EXERCISE
In the lines below, output everything from the first line through the line containing "var yTicks = [0.2, 0.15, 0.1, 0.05, 0, -0.05, -0.1, -0.15];" exactly as it is. Pictures are not part of the output.

INFORMATION SUPPLIED
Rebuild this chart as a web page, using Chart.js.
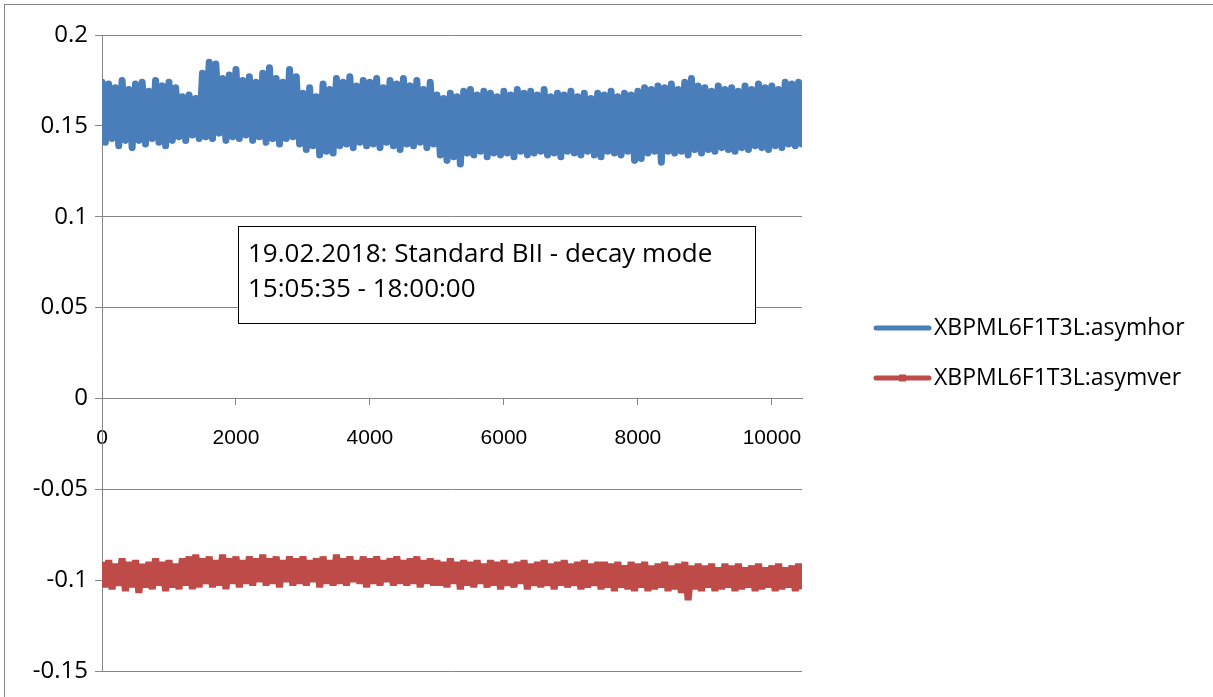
<!DOCTYPE html>
<html>
<head>
<meta charset="utf-8">
<script src="https://cdn.jsdelivr.net/npm/chart.js@4/dist/chart.umd.min.js"></script>
<style>
  html, body { margin: 0; padding: 0; background: #fff; }
  canvas { display: block; }
</style>
</head>
<body>
<canvas id="asymChart" width="1213" height="697"></canvas>
<script>
// sample number step between plotted readings
var sampleStep = 50;

var seriesNames = ['XBPML6F1T3L:asymhor', 'XBPML6F1T3L:asymver'];
var noteLines = ['19.02.2018: Standard BII - decay mode', '15:05:35 - 18:00:00'];
var xTicks = [0, 2000, 4000, 6000, 8000, 10000];
var yTicks = [0.2, 0.15, 0.1, 0.05, 0, -0.05, -0.1, -0.15];

var asymhor = [
    0.174, 0.141, 0.173, 0.143, 0.171, 0.139, 0.175, 0.142, 0.170, 0.138,
    0.173, 0.142, 0.174, 0.140, 0.169, 0.143, 0.175, 0.141, 0.172, 0.139,
    0.174, 0.142, 0.171, 0.144, 0.166, 0.142, 0.167, 0.145, 0.165, 0.143,
    0.179, 0.144, 0.185, 0.143, 0.184, 0.146, 0.176, 0.142, 0.178, 0.144,
    0.181, 0.143, 0.175, 0.145, 0.177, 0.142, 0.174, 0.144, 0.179, 0.141,
    0.182, 0.143, 0.176, 0.140, 0.174, 0.143, 0.181, 0.144, 0.177, 0.140,
    0.168, 0.137, 0.171, 0.139, 0.166, 0.134, 0.173, 0.136, 0.170, 0.135,
    0.176, 0.139, 0.174, 0.140, 0.177, 0.138, 0.172, 0.141, 0.175, 0.139,
    0.174, 0.140, 0.176, 0.138, 0.171, 0.141, 0.175, 0.139, 0.173, 0.137,
    0.176, 0.140, 0.172, 0.139, 0.175, 0.141, 0.170, 0.138, 0.174, 0.140,
    0.167, 0.134, 0.165, 0.131, 0.168, 0.133, 0.166, 0.129, 0.169, 0.135,
    0.170, 0.134, 0.167, 0.136, 0.169, 0.133, 0.168, 0.135, 0.166, 0.134,
    0.169, 0.135, 0.167, 0.133, 0.170, 0.136, 0.168, 0.134, 0.169, 0.135,
    0.167, 0.136, 0.170, 0.134, 0.166, 0.135, 0.168, 0.133, 0.167, 0.136,
    0.169, 0.135, 0.166, 0.134, 0.168, 0.136, 0.165, 0.134, 0.168, 0.133,
    0.167, 0.136, 0.169, 0.135, 0.166, 0.134, 0.168, 0.136, 0.167, 0.131,
    0.169, 0.132, 0.171, 0.135, 0.170, 0.136, 0.172, 0.130, 0.171, 0.136,
    0.173, 0.135, 0.170, 0.136, 0.174, 0.134, 0.176, 0.137, 0.172, 0.135,
    0.171, 0.137, 0.169, 0.136, 0.172, 0.138, 0.170, 0.137, 0.171, 0.136,
    0.169, 0.138, 0.172, 0.137, 0.170, 0.139, 0.173, 0.138, 0.171, 0.137,
    0.172, 0.139, 0.170, 0.138, 0.174, 0.140, 0.173, 0.139, 0.174, 0.140
];

var asymver = [
    -0.090, -0.104, -0.089, -0.105, -0.091, -0.103, -0.088, -0.106, -0.090, -0.104,
    -0.089, -0.107, -0.091, -0.104, -0.090, -0.105, -0.088, -0.103, -0.090, -0.106,
    -0.089, -0.104, -0.091, -0.105, -0.088, -0.103, -0.087, -0.105, -0.086, -0.104,
    -0.088, -0.102, -0.087, -0.104, -0.089, -0.103, -0.086, -0.105, -0.088, -0.102,
    -0.087, -0.104, -0.089, -0.102, -0.087, -0.103, -0.088, -0.101, -0.086, -0.103,
    -0.088, -0.102, -0.087, -0.104, -0.089, -0.101, -0.087, -0.103, -0.088, -0.102,
    -0.087, -0.103, -0.089, -0.101, -0.088, -0.104, -0.087, -0.102, -0.089, -0.103,
    -0.086, -0.102, -0.088, -0.103, -0.087, -0.101, -0.089, -0.102, -0.087, -0.104,
    -0.088, -0.102, -0.087, -0.103, -0.089, -0.101, -0.088, -0.103, -0.087, -0.102,
    -0.089, -0.103, -0.088, -0.102, -0.087, -0.104, -0.089, -0.102, -0.088, -0.103,
    -0.089, -0.103, -0.090, -0.104, -0.088, -0.102, -0.090, -0.105, -0.089, -0.103,
    -0.090, -0.104, -0.089, -0.102, -0.091, -0.104, -0.089, -0.103, -0.090, -0.105,
    -0.089, -0.103, -0.091, -0.104, -0.090, -0.102, -0.089, -0.105, -0.091, -0.103,
    -0.090, -0.104, -0.089, -0.103, -0.091, -0.105, -0.090, -0.103, -0.089, -0.104,
    -0.091, -0.103, -0.090, -0.105, -0.089, -0.104, -0.091, -0.103, -0.090, -0.105,
    -0.090, -0.104, -0.091, -0.106, -0.090, -0.104, -0.092, -0.105, -0.090, -0.106,
    -0.091, -0.104, -0.090, -0.106, -0.092, -0.105, -0.091, -0.104, -0.090, -0.106,
    -0.092, -0.105, -0.091, -0.107, -0.090, -0.111, -0.092, -0.105, -0.091, -0.106,
    -0.092, -0.104, -0.091, -0.106, -0.093, -0.105, -0.091, -0.104, -0.092, -0.106,
    -0.091, -0.105, -0.093, -0.104, -0.092, -0.106, -0.091, -0.105, -0.093, -0.104,
    -0.092, -0.106, -0.091, -0.105, -0.093, -0.104, -0.092, -0.106, -0.091, -0.105
];

var seriesColors = ['#4a7ebb', '#be4b48'];
var gridColor = '#868686';

function toPoints(values) {
    return values.map(function (v, i) {
        return { x: i * sampleStep, y: v };
    });
}

var framePlugin = {
    id: 'frame',
    beforeDraw: function (chart) {
        var ctx = chart.ctx;
        ctx.save();
        ctx.fillStyle = '#fff';
        ctx.fillRect(0, 0, chart.width, chart.height);
        ctx.strokeStyle = gridColor;
        ctx.lineWidth = 1;
        ctx.strokeRect(4.5, 4.5, chart.width + 20, chart.height + 20);
        ctx.restore();
    }
};

var notePlugin = {
    id: 'noteBox',
    afterDraw: function (chart) {
        var ctx = chart.ctx;
        ctx.save();
        ctx.fillStyle = '#fff';
        ctx.fillRect(238, 226, 517, 97);
        ctx.strokeStyle = '#000';
        ctx.lineWidth = 1;
        ctx.strokeRect(238.5, 226.5, 517, 97);
        ctx.fillStyle = '#000';
        ctx.font = '26px "Open Sans"';
        ctx.textBaseline = 'middle';
        ctx.fillText(noteLines[0], 248, 255);
        ctx.fillText(noteLines[1], 248, 290);

        // legend on the right
        var rows = [328, 378];
        ctx.font = '23px "Open Sans"';
        rows.forEach(function (y, i) {
            ctx.strokeStyle = seriesColors[i];
            ctx.lineWidth = 5;
            ctx.lineCap = 'round';
            ctx.beginPath();
            ctx.moveTo(876, y);
            ctx.lineTo(929, y);
            ctx.stroke();
            if (i === 1) {
                ctx.fillStyle = seriesColors[i];
                ctx.fillRect(899, y - 3.5, 7, 7);
            }
            ctx.fillStyle = '#000';
            ctx.fillText(seriesNames[i], 934, y);
        });
        ctx.restore();
    }
};

document.addEventListener('DOMContentLoaded', function () {
    var canvas = document.getElementById('asymChart');

    new Chart(canvas, {
        type: 'line',
        data: {
            datasets: [{
                label: seriesNames[0],
                data: toPoints(asymhor),
                borderColor: seriesColors[0],
                borderWidth: 7,
                borderCapStyle: 'round',
                borderJoinStyle: 'round',
                pointRadius: 0,
                tension: 0
            }, {
                label: seriesNames[1],
                data: toPoints(asymver),
                borderColor: seriesColors[1],
                borderWidth: 7,
                borderCapStyle: 'butt',
                borderJoinStyle: 'bevel',
                pointRadius: 0,
                tension: 0
            }]
        },
        options: {
            responsive: false,
            animation: false,
            events: [],
            layout: { padding: { left: 0, top: 35, right: 411, bottom: 26 } },
            plugins: { legend: { display: false }, tooltip: { enabled: false } },
            scales: {
                x: {
                    type: 'linear',
                    position: { y: 0 },
                    min: 0,
                    max: 10450,
                    afterFit: function (scale) { scale.height = 0; },
                    afterBuildTicks: function (scale) {
                        scale.ticks = xTicks.map(function (v) { return { value: v }; });
                    },
                    ticks: {
                        color: '#000',
                        padding: 21,
                        maxRotation: 0,
                        autoSkip: false,
                        font: { family: '"Liberation Sans Narrow", "Liberation Sans"', size: 21 },
                        callback: function (v) { return String(v); }
                    },
                    grid: { drawOnChartArea: false, drawTicks: true, tickLength: 6, color: gridColor },
                    border: { display: true, color: gridColor }
                },
                y: {
                    min: -0.15,
                    max: 0.2,
                    afterFit: function (scale) { scale.width = 102; },
                    afterBuildTicks: function (scale) {
                        scale.ticks = yTicks.map(function (v) { return { value: v }; });
                    },
                    ticks: {
                        color: '#000',
                        padding: 7,
                        autoSkip: false,
                        font: { family: '"Open Sans"', size: 24 },
                        callback: function (v) { return String(Number(v.toFixed(2))); }
                    },
                    grid: { color: gridColor, tickLength: 7 },
                    border: { display: true, color: gridColor }
                }
            }
        },
        plugins: [framePlugin, notePlugin]
    });
});
</script>
</body>
</html>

EXERCISE ANSWER
Rebuild this chart as a web page, using Chart.js.
<!DOCTYPE html>
<html>
<head>
<meta charset="utf-8">
<script src="https://cdn.jsdelivr.net/npm/chart.js@4/dist/chart.umd.min.js"></script>
<style>
  html, body { margin: 0; padding: 0; background: #fff; }
  canvas { display: block; }
</style>
</head>
<body>
<canvas id="asymChart" width="1213" height="697"></canvas>
<script>
// sample number step between plotted readings
var sampleStep = 50;

var seriesNames = ['XBPML6F1T3L:asymhor', 'XBPML6F1T3L:asymver'];
var noteLines = ['19.02.2018: Standard BII - decay mode', '15:05:35 - 18:00:00'];
var xTicks = [0, 2000, 4000, 6000, 8000, 10000];
var yTicks = [0.2, 0.15, 0.1, 0.05, 0, -0.05, -0.1, -0.15];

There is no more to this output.